Though in early adulthood I suffered strongly from acedia, the “oppressive sorrow which so weighs upon man’s mind that he wants to do nothing,” today I am almost always cheerful. This cheerfulness, a product of faith and hope, is not native to my temperament, since I am predisposed to a certain melancholy in which the sense of the fall of man and the feeling of things passing away are very strong. Unless he is careful, such a disposition can make a person a crashing bore, and some people would say that I am one.
However, dispositions are also gifts to be used, and if I lost mine, I would miss it. I tend to be more acutely aware than most people of how things go awry in our culture. Now and then, the memory of the many ways in which I have personally gone awry provides some small insight into the travails of others. I don’t object to the description of the world as a “vale of tears”; it seems to me refreshing, because honest. The acknowledgement of sin does not burden me. I would be burdened if there were no cure.

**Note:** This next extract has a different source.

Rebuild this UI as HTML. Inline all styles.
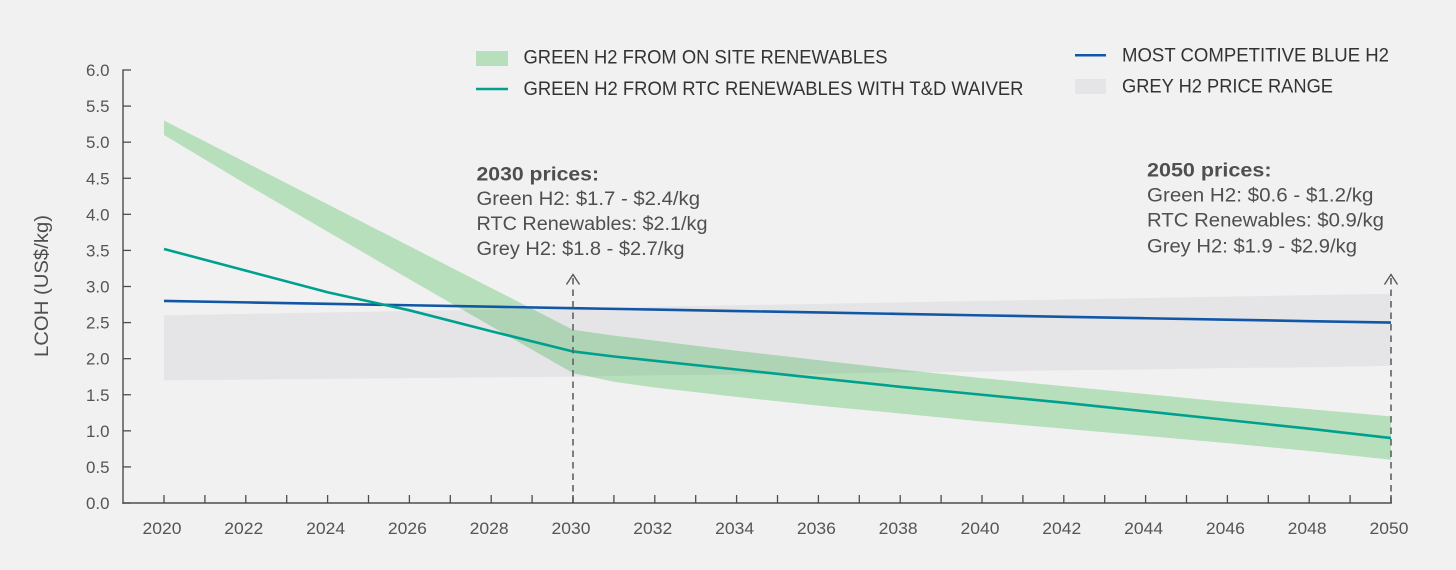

The note of joy has been much stronger in my life since becoming Catholic, largely because the Church takes suffering so seriously. When my wife and I were preparing to be received into the Church, we participated in the customary sequence of classes for converts. Catholics are just as interested in conversion stories as Evangelical Protestants, and one evening, during the break, we exchanged our tales with another couple in the class.

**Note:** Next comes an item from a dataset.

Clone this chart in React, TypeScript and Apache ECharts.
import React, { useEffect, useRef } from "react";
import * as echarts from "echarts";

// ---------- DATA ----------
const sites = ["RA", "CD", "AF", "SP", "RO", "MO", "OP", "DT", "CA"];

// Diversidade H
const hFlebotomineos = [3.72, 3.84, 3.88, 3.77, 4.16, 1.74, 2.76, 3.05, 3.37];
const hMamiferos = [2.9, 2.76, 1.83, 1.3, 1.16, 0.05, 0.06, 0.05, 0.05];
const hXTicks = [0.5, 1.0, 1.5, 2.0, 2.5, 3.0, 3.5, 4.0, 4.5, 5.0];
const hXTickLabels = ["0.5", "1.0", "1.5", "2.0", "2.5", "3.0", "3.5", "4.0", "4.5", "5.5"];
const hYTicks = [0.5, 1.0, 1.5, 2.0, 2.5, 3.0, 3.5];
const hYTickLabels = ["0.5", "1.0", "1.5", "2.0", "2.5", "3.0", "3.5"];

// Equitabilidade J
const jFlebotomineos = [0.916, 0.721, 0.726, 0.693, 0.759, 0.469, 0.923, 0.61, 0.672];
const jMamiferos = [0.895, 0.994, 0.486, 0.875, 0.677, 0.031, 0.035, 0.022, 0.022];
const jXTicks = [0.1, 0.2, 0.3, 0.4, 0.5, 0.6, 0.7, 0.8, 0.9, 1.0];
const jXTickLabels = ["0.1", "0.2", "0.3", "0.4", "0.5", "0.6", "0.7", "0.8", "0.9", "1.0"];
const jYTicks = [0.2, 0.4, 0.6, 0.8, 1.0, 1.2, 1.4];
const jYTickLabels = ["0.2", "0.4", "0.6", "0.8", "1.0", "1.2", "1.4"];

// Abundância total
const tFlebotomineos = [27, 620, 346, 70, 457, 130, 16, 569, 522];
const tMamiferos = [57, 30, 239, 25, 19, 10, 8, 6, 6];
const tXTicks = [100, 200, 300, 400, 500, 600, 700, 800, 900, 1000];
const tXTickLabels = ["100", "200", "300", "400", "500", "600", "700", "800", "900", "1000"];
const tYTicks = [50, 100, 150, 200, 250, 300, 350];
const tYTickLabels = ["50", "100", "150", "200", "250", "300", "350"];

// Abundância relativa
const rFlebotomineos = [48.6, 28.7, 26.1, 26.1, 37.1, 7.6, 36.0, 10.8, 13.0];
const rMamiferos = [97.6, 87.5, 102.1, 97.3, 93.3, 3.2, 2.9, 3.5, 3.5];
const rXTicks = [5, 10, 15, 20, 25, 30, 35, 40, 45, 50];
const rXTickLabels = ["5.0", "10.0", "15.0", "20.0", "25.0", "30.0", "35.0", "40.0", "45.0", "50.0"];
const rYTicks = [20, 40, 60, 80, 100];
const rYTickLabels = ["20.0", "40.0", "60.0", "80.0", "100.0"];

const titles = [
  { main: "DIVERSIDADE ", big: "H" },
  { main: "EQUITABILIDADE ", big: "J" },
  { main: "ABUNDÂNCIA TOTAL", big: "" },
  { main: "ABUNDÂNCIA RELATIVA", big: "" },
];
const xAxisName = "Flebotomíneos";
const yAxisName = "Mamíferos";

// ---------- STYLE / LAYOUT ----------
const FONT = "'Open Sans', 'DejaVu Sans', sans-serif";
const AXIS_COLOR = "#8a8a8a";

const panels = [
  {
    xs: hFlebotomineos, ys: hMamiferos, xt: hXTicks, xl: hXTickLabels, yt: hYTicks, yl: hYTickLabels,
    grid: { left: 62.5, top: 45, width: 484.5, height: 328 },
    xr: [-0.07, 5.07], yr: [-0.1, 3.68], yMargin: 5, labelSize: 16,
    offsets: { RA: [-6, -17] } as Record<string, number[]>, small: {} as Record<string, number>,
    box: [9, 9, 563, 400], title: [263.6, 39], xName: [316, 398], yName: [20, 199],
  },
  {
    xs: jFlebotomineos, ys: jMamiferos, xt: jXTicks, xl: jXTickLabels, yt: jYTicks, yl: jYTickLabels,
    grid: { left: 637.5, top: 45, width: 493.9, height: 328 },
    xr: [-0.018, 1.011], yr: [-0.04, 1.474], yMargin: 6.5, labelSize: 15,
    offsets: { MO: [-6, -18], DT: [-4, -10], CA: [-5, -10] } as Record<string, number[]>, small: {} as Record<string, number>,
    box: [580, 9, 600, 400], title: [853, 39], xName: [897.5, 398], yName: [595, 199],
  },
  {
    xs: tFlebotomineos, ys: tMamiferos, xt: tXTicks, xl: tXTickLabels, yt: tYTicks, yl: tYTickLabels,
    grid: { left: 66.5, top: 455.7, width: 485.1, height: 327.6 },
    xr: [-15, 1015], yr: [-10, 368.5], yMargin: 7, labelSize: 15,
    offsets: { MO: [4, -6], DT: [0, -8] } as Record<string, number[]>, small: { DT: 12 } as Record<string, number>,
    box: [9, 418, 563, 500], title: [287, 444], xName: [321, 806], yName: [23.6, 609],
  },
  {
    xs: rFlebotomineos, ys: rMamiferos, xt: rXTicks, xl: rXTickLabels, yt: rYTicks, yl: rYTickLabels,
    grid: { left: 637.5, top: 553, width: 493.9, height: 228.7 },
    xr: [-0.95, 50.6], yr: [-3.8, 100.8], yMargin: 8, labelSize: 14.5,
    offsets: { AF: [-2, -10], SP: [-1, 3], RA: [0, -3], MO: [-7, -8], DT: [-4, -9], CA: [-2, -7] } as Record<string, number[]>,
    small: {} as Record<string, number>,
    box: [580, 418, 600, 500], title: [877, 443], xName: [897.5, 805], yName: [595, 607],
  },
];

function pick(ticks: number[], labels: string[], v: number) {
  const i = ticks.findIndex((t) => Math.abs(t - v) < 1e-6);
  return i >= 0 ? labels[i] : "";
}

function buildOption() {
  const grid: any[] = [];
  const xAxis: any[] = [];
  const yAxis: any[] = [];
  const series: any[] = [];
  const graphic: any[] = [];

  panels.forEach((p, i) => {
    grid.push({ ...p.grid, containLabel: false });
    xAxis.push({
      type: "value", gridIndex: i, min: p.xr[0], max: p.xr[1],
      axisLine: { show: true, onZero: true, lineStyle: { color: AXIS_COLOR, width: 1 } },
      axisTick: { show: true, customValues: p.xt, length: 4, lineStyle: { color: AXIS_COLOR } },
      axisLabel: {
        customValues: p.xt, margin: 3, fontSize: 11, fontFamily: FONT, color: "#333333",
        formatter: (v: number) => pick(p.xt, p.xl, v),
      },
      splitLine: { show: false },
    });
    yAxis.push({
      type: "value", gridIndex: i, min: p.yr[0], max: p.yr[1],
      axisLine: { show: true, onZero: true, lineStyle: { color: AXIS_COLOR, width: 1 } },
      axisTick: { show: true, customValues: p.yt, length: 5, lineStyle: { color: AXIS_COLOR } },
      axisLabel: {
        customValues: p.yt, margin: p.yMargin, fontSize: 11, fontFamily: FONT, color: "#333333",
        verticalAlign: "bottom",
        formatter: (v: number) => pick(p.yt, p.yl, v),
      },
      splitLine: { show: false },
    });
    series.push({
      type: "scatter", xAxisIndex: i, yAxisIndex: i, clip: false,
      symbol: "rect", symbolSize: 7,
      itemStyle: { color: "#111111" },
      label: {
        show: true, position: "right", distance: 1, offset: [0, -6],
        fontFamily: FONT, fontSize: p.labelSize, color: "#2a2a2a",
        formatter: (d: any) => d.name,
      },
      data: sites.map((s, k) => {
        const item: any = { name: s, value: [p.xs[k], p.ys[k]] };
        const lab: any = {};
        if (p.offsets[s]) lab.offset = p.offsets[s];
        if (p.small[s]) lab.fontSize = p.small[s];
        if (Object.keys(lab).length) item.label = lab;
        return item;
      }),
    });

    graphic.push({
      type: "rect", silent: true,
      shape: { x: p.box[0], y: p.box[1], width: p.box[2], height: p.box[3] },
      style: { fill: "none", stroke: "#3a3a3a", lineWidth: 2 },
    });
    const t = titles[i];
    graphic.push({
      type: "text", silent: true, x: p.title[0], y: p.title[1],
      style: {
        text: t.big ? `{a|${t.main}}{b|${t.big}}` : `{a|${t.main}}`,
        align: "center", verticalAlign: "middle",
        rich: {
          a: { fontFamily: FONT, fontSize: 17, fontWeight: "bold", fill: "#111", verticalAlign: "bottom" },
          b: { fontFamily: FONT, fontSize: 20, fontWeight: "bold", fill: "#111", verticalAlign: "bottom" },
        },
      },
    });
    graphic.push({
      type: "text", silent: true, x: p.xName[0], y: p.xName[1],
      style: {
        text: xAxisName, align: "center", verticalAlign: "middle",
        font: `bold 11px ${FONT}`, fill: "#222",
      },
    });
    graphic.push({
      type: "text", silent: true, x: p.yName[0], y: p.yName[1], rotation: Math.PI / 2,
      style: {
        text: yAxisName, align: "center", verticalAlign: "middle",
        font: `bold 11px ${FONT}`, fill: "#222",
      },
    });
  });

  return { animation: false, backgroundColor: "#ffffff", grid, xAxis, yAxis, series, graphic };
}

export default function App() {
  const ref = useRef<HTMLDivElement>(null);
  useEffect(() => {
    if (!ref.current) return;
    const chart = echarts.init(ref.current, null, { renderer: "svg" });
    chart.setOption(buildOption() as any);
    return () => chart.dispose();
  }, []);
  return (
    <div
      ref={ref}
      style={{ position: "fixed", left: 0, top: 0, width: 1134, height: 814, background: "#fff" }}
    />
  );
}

The husband had been a teacher in a Protestant seminary. The two of them told us that they first began to consider the Catholic Church after their son committed suicide. What turned their thoughts to Catholicism was neither his suicide, nor their grief for him, but the reaction of their friends to their grief.
It was not that their friends did not sorrow for them; they did. But to spare their feelings, their Protestant friends never mentioned their son at all. It was as though he had never existed. By contrast, their Catholic friends were not afraid to speak of him. The couple was consoled.
They began to wonder whether the Church understands something about suffering that their own tradition did not.
She does, and She starts teaching it early. A child in Catholic school who falls down and hurts his knee is comforted, of course, and encouraged to get back in the game. But he is also encouraged to offer up the pain to Christ, who suffered for us, so that he can be more like Him.
To the world in general, this is madness. Most people think victory over suffering comes from either ignoring it or defying it. Yet according to the Church, the victory over suffering requires embracing it. All Her thoughts of resurrection and rebirth begin with the bloodied Savior.
These seem to me to me tidings of joy.